The Silver Fox
- rjhardy2
- Dec 17, 2024
- 4 min read
Updated: Jan 11
As promised, I arrived to the dock Saturday afternoon and found Lewis with his best friend at that time, Byron. He blurted out, "Rebekah and I are seeing each other". Mic drop. Did he just make this public? Yes, he did. Gulp. I'm used to it sort of organically coming about in the public eye, but not Lewis! The cat was out of the bag. It also warmed my heart. He put a construct to my wandering onto his boat, he put meaning to our friendship. He took me out of the friend zone and called it.
He opened wine and said he needed to talk to me about Christmas. It was only a month away and he wanted me to accompany him to Barrington to meet his oldest son, daughter in law and family. Double Gulp. Then the week between Christmas and New Years would be spent in Marathon Florida, could I get off? New Years Eve would be spent there with his family. And just like that he booked my flights with his. "Lewis, let me pay for mine!" "That's not how I operate" he replied and that was that.
He also shared that he had ordered some little 'blue pills' to make sure he could satisfy me. That was totally unexpected.
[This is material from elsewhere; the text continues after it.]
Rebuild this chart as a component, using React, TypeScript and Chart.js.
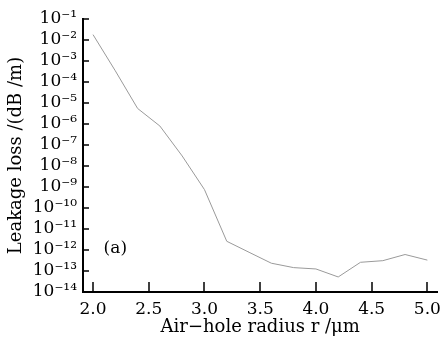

An avalanche of thought came over me. I know at some point all couples do is sit on the sofa and hold hands, but I wasn't there yet. I still had cravings even though older, I loved sex. I told him I wanted 10 good years. I knew what that meant for the next 10, I would more than likely be widowed or become a caregiver, but if we got 10 good years I was willing to sacrifice the next 10. I've always thought of time like coins. We spend 25 cents just maturing, another 25 in marriage, having a family, divorce, then each decade is like a dime of time. I was at my half way point, he was at 75 cents already, was this wise? I knew I had time for one more love, could this one be the one of my life?
"Rebekah, life is in layers really. Think of a cake, layer upon layer with icing separating them all. You have run into that sweet layer of creamy icing in life. A man like Lewis, yes, he's 74, but has so much in his heart to offer. You told him you wanted companionship, a relationship, and this did not scare him away. He sat on his hands out of fear you were going to reject him in some way, decide not to move forward with an older man. He braced for pain in the absence of you. You offered him your hand to crawl out of the grief of JoAnn and this was healing to him."
Lewis spoke of his courtship with his wife. She had broken up with a college sweetheart who lived down the hall from Lewis. He later asked her out. After dating for a year he asked her to marry him. Ten months later she was expecting. They bought a bedroom set and it didn't fit in the little apartment he had, so he borrowed $5,000 from his uncle and bought their first home for $26,000. Three more sons would follow. This all seemed to speak to the character of man that Lewis was. Lewis seemed truly to be a good man. After all the inferior men in my past, why would I pass up this opportunity just because of an age gap?
Lewis said he wanted to spend time with me, take me out to dinner. He never went out alone since his wife died some 12 years earlier. The lake was all he had on the weekends. Dating this Silver Fox was so different than the previous relationship I had just exited earlier in the year. I had to pay my own way everywhere and this man wants to pay all travel expenses for me. I returned home with such a nostalgic feeling of my previous love, comparing him to this mature gentleman. First of all, he was quick to create the construct of a relationship and share it with close friends. Not at all like the younger man who was too weak to know what he wanted at first. Secondly, he wanted to introduce me to his family so quickly. Unlike the non committal man who doesn't want you in the mix until year 2 or 3 even. Thirdly, they want to use their resources to keep you with them without creating a hardship on you. Lastly, he wanted to spend time with me. Wow, pinch me! So different from the younger inferior men I had wasted so many years with.
Within the conversations that night at the dock he voiced concerns over me leaving him eventually, I voiced concerns over him leaving me prematurely, or others creating such a negative opinion of our seeing one another. He said we would handle it as it came, and I felt secure. And God whispered,
" Rebekah, we told you how everything would happen right around the corner. You are forever young and a heart that's gone through all of what you have is titanium- it can withstand so much more, you will see."
Ugggg, I didn't want to have to withstand more, what could that mean?